:: Instructions to follow ::
An exact copy of all the data is required, with pictures left out.

** begin Supplied data **

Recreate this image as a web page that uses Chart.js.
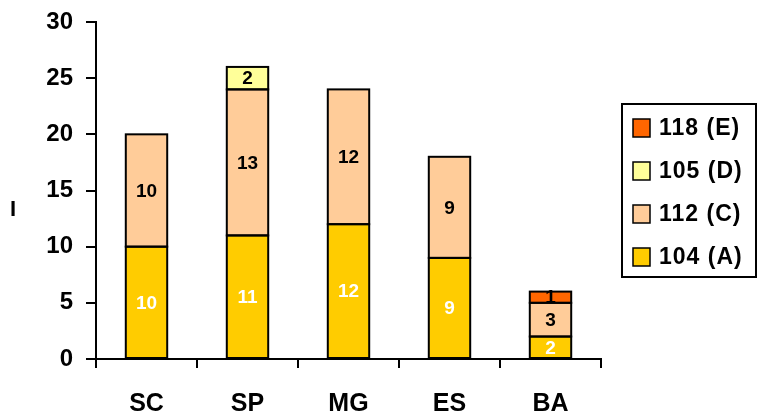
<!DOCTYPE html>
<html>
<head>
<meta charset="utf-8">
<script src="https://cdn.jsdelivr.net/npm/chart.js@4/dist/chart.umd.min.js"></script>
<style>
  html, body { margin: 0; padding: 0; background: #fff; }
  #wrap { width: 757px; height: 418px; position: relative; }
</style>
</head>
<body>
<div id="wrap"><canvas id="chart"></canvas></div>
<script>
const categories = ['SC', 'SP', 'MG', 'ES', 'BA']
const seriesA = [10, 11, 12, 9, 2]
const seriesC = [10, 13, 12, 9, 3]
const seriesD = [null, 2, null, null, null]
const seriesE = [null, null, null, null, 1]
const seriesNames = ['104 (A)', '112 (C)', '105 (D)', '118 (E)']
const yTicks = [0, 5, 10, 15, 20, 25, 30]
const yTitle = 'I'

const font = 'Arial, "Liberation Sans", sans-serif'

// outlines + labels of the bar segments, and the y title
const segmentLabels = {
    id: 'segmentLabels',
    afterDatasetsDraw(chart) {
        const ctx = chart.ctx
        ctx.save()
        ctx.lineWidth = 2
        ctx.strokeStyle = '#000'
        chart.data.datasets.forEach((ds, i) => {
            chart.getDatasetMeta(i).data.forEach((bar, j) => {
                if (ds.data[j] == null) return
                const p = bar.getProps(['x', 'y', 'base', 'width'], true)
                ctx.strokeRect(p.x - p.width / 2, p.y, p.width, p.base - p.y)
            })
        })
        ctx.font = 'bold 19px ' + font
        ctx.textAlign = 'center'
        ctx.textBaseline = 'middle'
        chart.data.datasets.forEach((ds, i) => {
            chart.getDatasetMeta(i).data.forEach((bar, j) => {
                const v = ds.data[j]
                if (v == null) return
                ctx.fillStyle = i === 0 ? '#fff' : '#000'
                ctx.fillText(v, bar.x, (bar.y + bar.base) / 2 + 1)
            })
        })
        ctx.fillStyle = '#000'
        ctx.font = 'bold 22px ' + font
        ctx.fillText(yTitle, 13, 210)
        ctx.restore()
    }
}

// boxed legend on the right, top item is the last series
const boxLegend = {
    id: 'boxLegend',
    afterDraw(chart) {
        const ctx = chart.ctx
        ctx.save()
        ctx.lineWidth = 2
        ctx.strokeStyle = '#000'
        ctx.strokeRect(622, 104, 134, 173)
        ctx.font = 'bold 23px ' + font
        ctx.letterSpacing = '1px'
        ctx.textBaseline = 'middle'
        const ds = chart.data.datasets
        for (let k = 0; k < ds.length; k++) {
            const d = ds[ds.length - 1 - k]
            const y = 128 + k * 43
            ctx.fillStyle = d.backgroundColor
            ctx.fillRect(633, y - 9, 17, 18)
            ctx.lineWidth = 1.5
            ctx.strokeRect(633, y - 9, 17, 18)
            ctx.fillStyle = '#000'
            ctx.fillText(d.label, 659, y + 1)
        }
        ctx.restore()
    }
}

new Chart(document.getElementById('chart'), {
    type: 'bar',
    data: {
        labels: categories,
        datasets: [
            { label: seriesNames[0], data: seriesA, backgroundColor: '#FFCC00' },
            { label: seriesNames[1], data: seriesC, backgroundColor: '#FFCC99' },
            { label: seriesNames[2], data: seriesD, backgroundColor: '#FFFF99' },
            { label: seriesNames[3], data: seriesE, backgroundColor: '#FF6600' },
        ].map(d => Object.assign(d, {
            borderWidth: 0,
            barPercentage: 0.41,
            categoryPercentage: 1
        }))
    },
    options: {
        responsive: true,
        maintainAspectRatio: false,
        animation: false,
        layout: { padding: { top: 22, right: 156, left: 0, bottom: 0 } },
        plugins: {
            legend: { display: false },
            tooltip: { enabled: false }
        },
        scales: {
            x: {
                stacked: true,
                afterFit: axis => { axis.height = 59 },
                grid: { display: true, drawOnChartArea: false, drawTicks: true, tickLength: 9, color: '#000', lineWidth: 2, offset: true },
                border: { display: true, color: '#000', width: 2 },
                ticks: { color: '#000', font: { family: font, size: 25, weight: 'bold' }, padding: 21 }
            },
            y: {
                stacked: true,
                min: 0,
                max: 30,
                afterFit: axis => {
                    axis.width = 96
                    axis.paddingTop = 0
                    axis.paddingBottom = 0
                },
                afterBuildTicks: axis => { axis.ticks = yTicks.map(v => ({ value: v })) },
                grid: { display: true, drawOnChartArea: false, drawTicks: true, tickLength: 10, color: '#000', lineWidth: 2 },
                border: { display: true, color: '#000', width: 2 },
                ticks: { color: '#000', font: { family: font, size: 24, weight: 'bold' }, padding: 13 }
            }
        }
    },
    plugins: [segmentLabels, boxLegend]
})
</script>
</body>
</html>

** end Supplied data **

:: The solution ::
Recreate this image as a web page that uses Chart.js.
<!DOCTYPE html>
<html>
<head>
<meta charset="utf-8">
<script src="https://cdn.jsdelivr.net/npm/chart.js@4/dist/chart.umd.min.js"></script>
<style>
  html, body { margin: 0; padding: 0; background: #fff; }
  #wrap { width: 757px; height: 418px; position: relative; }
</style>
</head>
<body>
<div id="wrap"><canvas id="chart"></canvas></div>
<script>
const categories = ['SC', 'SP', 'MG', 'ES', 'BA']
const seriesA = [10, 11, 12, 9, 2]
const seriesC = [10, 13, 12, 9, 3]
const seriesD = [null, 2, null, null, null]
const seriesE = [null, null, null, null, 1]
const seriesNames = ['104 (A)', '112 (C)', '105 (D)', '118 (E)']
const yTicks = [0, 5, 10, 15, 20, 25, 30]
const yTitle = 'I'

const font = 'Arial, "Liberation Sans", sans-serif'

// outlines + labels of the bar segments, and the y title
const segmentLabels = {
    id: 'segmentLabels',
    afterDatasetsDraw(chart) {
        const ctx = chart.ctx
        ctx.save()
        ctx.lineWidth = 2
        ctx.strokeStyle = '#000'
        chart.data.datasets.forEach((ds, i) => {
            chart.getDatasetMeta(i).data.forEach((bar, j) => {
                if (ds.data[j] == null) return
                const p = bar.getProps(['x', 'y', 'base', 'width'], true)
                ctx.strokeRect(p.x - p.width / 2, p.y, p.width, p.base - p.y)
            })
        })
        ctx.font = 'bold 19px ' + font
        ctx.textAlign = 'center'
        ctx.textBaseline = 'middle'
        chart.data.datasets.forEach((ds, i) => {
            chart.getDatasetMeta(i).data.forEach((bar, j) => {
                const v = ds.data[j]
                if (v == null) return
                ctx.fillStyle = i === 0 ? '#fff' : '#000'
                ctx.fillText(v, bar.x, (bar.y + bar.base) / 2 + 1)
            })
        })
        ctx.fillStyle = '#000'
        ctx.font = 'bold 22px ' + font
        ctx.fillText(yTitle, 13, 210)
        ctx.restore()
    }
}

// boxed legend on the right, top item is the last series
const boxLegend = {
    id: 'boxLegend',
    afterDraw(chart) {
        const ctx = chart.ctx
        ctx.save()
        ctx.lineWidth = 2
        ctx.strokeStyle = '#000'
        ctx.strokeRect(622, 104, 134, 173)
        ctx.font = 'bold 23px ' + font
        ctx.letterSpacing = '1px'
        ctx.textBaseline = 'middle'
        const ds = chart.data.datasets
        for (let k = 0; k < ds.length; k++) {
            const d = ds[ds.length - 1 - k]
            const y = 128 + k * 43
            ctx.fillStyle = d.backgroundColor
            ctx.fillRect(633, y - 9, 17, 18)
            ctx.lineWidth = 1.5
            ctx.strokeRect(633, y - 9, 17, 18)
            ctx.fillStyle = '#000'
            ctx.fillText(d.label, 659, y + 1)
        }
        ctx.restore()
    }
}

new Chart(document.getElementById('chart'), {
    type: 'bar',
    data: {
        labels: categories,
        datasets: [
            { label: seriesNames[0], data: seriesA, backgroundColor: '#FFCC00' },
            { label: seriesNames[1], data: seriesC, backgroundColor: '#FFCC99' },
            { label: seriesNames[2], data: seriesD, backgroundColor: '#FFFF99' },
            { label: seriesNames[3], data: seriesE, backgroundColor: '#FF6600' },
        ].map(d => Object.assign(d, {
            borderWidth: 0,
            barPercentage: 0.41,
            categoryPercentage: 1
        }))
    },
    options: {
        responsive: true,
        maintainAspectRatio: false,
        animation: false,
        layout: { padding: { top: 22, right: 156, left: 0, bottom: 0 } },
        plugins: {
            legend: { display: false },
            tooltip: { enabled: false }
        },
        scales: {
            x: {
                stacked: true,
                afterFit: axis => { axis.height = 59 },
                grid: { display: true, drawOnChartArea: false, drawTicks: true, tickLength: 9, color: '#000', lineWidth: 2, offset: true },
                border: { display: true, color: '#000', width: 2 },
                ticks: { color: '#000', font: { family: font, size: 25, weight: 'bold' }, padding: 21 }
            },
            y: {
                stacked: true,
                min: 0,
                max: 30,
                afterFit: axis => {
                    axis.width = 96
                    axis.paddingTop = 0
                    axis.paddingBottom = 0
                },
                afterBuildTicks: axis => { axis.ticks = yTicks.map(v => ({ value: v })) },
                grid: { display: true, drawOnChartArea: false, drawTicks: true, tickLength: 10, color: '#000', lineWidth: 2 },
                border: { display: true, color: '#000', width: 2 },
                ticks: { color: '#000', font: { family: font, size: 24, weight: 'bold' }, padding: 13 }
            }
        }
    },
    plugins: [segmentLabels, boxLegend]
})
</script>
</body>
</html>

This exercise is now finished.